The problem with hero numbers is that making a higher hero number can become the target of product development. Higher numbers should be the result of making the product better for customers, not an objective for product changes. Also, the hero number definition tends to get detached from how customers actually use the product. In storage, we see hero IOPS numbers based on an all read workload with tiny IO sizes and a working set that can fit in RAM cache on the storage. No real customer has a workload like this. But it does give great IOPS numbers. This hero number becomes a reflection of the storage network rather than any array. Or we get an average (median) latency number for an array that conceals the worst-case latency, which is a hundred times higher. A hero number that does not reflect production use of a product is no hero.

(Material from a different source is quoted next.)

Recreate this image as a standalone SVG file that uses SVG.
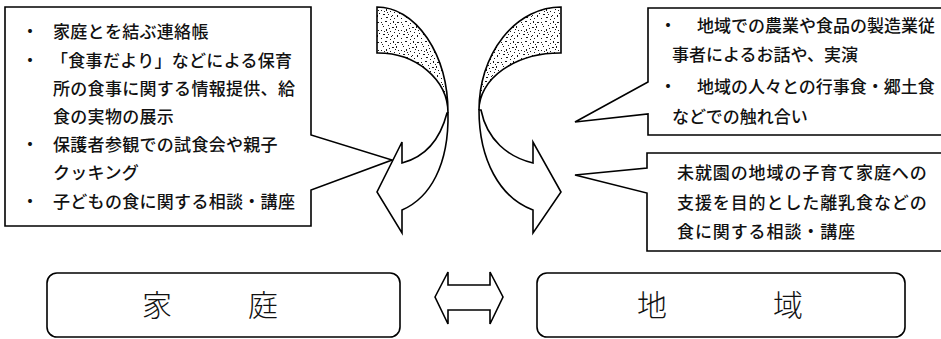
<svg xmlns="http://www.w3.org/2000/svg" width="941" height="339" viewBox="0 0 941 339">
<style>
.ln{fill:none;stroke:#000;stroke-width:1.6;stroke-linejoin:miter}
.box{fill:#fff;stroke:#000;stroke-width:1.6;stroke-linejoin:miter}
.t{font-family:"Noto Sans CJK JP","Noto Sans CJK SC",sans-serif;font-size:17px;fill:#111;font-weight:500}
.tl{letter-spacing:0.3px}
.tr2{letter-spacing:0.9px}
.b{text-anchor:middle}
.big{font-family:"Noto Sans CJK JP","Noto Sans CJK SC",sans-serif;font-size:30px;fill:#111;text-anchor:middle;font-weight:300}
</style>
<defs>
<pattern id="stip" width="20" height="20" patternUnits="userSpaceOnUse">
<rect width="20" height="20" fill="#fff"/>
<path d="M1,2h1v1h-1z M5,1h2v1h-2z M10,3h1v1h-1z M13,1h1v2h-1z M17,2h2v1h-2z M3,6h1v1h-1z M8,5h1v1h-1z M12,7h2v1h-2z M16,6h1v2h-1z M1,10h1v1h-1z M6,9h1v2h-1z M10,11h1v1h-1z M14,12h1v1h-1z M18,10h1v1h-1z M3,14h2v1h-2z M8,14h1v1h-1z M12,15h1v1h-1z M15,4h1v1h-1z M4,11h1v1h-1z M17,15h1v2h-1z M1,18h1v1h-1z M6,17h2v1h-2z M10,19h1v1h-1z M14,18h1v1h-1z M9,8h1v1h-1z M19,13h1v1h-1z M2,4h1v1h-1z M11,16h1v1h-1z M7,12h1v1h-1z M15,9h1v1h-1z" fill="#1a1a1a"/>
</pattern>
</defs>

<g id="callout-home">
<path class="box" d="M5,7 H311 V135 L392,160 L311,190 V226 H5 Z"/>
<text class="t b" x="30" y="38">・</text>
<text class="t tl" x="53" y="38">家庭とを結ぶ連絡帳</text>
<text class="t b" x="30" y="66.5">・</text>
<text class="t tl" x="51" y="66.5">「食事だより」などによる保育</text>
<text class="t tl" x="53" y="94.5">所の食事に関する情報提供、給</text>
<text class="t tl" x="53" y="123">食の実物の展示</text>
<text class="t b" x="30" y="151">・</text>
<text class="t tl" x="53" y="151">保護者参観での試食会や親子</text>
<text class="t tl" x="53" y="179">クッキング</text>
<text class="t b" x="30" y="207.5">・</text>
<text class="t tl" x="53" y="207.5">子どもの食に関する相談・講座</text>
</g>

<g id="callout-community">
<path class="box" d="M648,114 V135 H946 V8 H648 V82 L575,122 Z"/>
<text class="t b" x="668" y="32">・</text>
<text class="t" x="697" y="32">地域での農業や食品の製造業従</text>
<text class="t" x="672" y="61">事者によるお話や、実演</text>
<text class="t b" x="668" y="93">・</text>
<text class="t" x="697" y="93">地域の人々との行事食・郷土食</text>
<text class="t" x="672" y="123">などでの触れ合い</text>
</g>

<g id="callout-support">
<path class="box" d="M647,153 H946 V251 H647 V193 L575,175 L647,168 Z"/>
<text class="t tr2" x="677" y="179">未就園の地域の子育て家庭への</text>
<text class="t tr2" x="677" y="209">支援を目的とした離乳食などの</text>
<text class="t tr2" x="677" y="238">食に関する相談・講座</text>
</g>

<g id="home">
<rect class="box" x="47" y="273" width="353" height="64" rx="10"/>
<text class="big" x="157" y="316">家</text>
<text class="big" x="263" y="316">庭</text>
</g>

<g id="community">
<rect class="box" x="537" y="273" width="368" height="64" rx="10"/>
<text class="big" x="652" y="316">地</text>
<text class="big" x="788" y="316">域</text>
</g>

<g id="connectors">
<g id="curved-arrow-left">
<path d="M377,7 A71,106 0 0 1 448,113 A70,60 0 0 0 377,53 Z" fill="url(#stip)" stroke="#000" stroke-width="1.6"/>
<path class="box" d="M448,113 C449,165 430,198 402,210 L402,233 L377,192 L402,142 L402,163 C425,157 440,140 447,113 Z"/>
</g>
<g id="curved-arrow-right">
<path d="M561,7 A82,103 0 0 0 479,110 A81,57 0 0 1 561,53 Z" fill="url(#stip)" stroke="#000" stroke-width="1.6"/>
<path class="box" d="M479,110 C479,160 500,198 533,210 L533,233 L561,192 L533,142 L533,163 C508,157 487,140 481,110 Z"/>
</g>
<path id="double-arrow" class="box" d="M435,297 L448,272 V285 H490 V272 L503,297 L490,324 V310 H448 V324 Z"/>
</g>
</svg>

So, how can we be responsible about how we use hero numbers? First off, realize that the hero number is the start of the story, not the end. You need to know how the number was achieved. You also need to know what you need to achieve. What does your workload require? Oh dear, it’s not a one-dimensional decision. If the hero number uses a workload that reflects your applications, then it can be helpful. But you may find that the very public hero number is irrelevant to you, a false hero. Don’t despair, there may still be a real hero for you. Look for a reference architecture (RA) for an application that reflects your workload, maybe a database reference architecture that includes details of the database workload. Their RAs often have application performance metrics and resource utilization. This is even more useful than a lone hero number—a collection of better hero numbers that might translate into what your real applications could see. The RA is also a good place to look for platform tuning information. Just be careful: some RAs exist only to justify a false hero number; the RA workload needs to resemble your workload.

What can we do with hero numbers? Good hero numbers help you identify whether you need to worry. If a reliable hero number says that a platform can handle more than five times your requirements, then there should be little reason to worry. If the best hero number is only 50% above your requirements, then maybe you need to spend some time investigating. As an example, for a long time, VMware ESXi had a maximum virtual disk size of 2 TB. If I knew that my database size were going to grow to 1.5 TB in the three-year system life span, I would be concerned. Now that vSphere supports a 62 TB virtual disk, I don’t need to worry about that limit, assuming I have a recent vSphere release in use.

Hero numbers tend to make technology decisions appear one dimensional. As you know, technology decisions are more complex than that, and the final choice is always a compromise among a set of criteria. Good hero numbers will help you understand where to focus your investigation, and where you do not need to worry.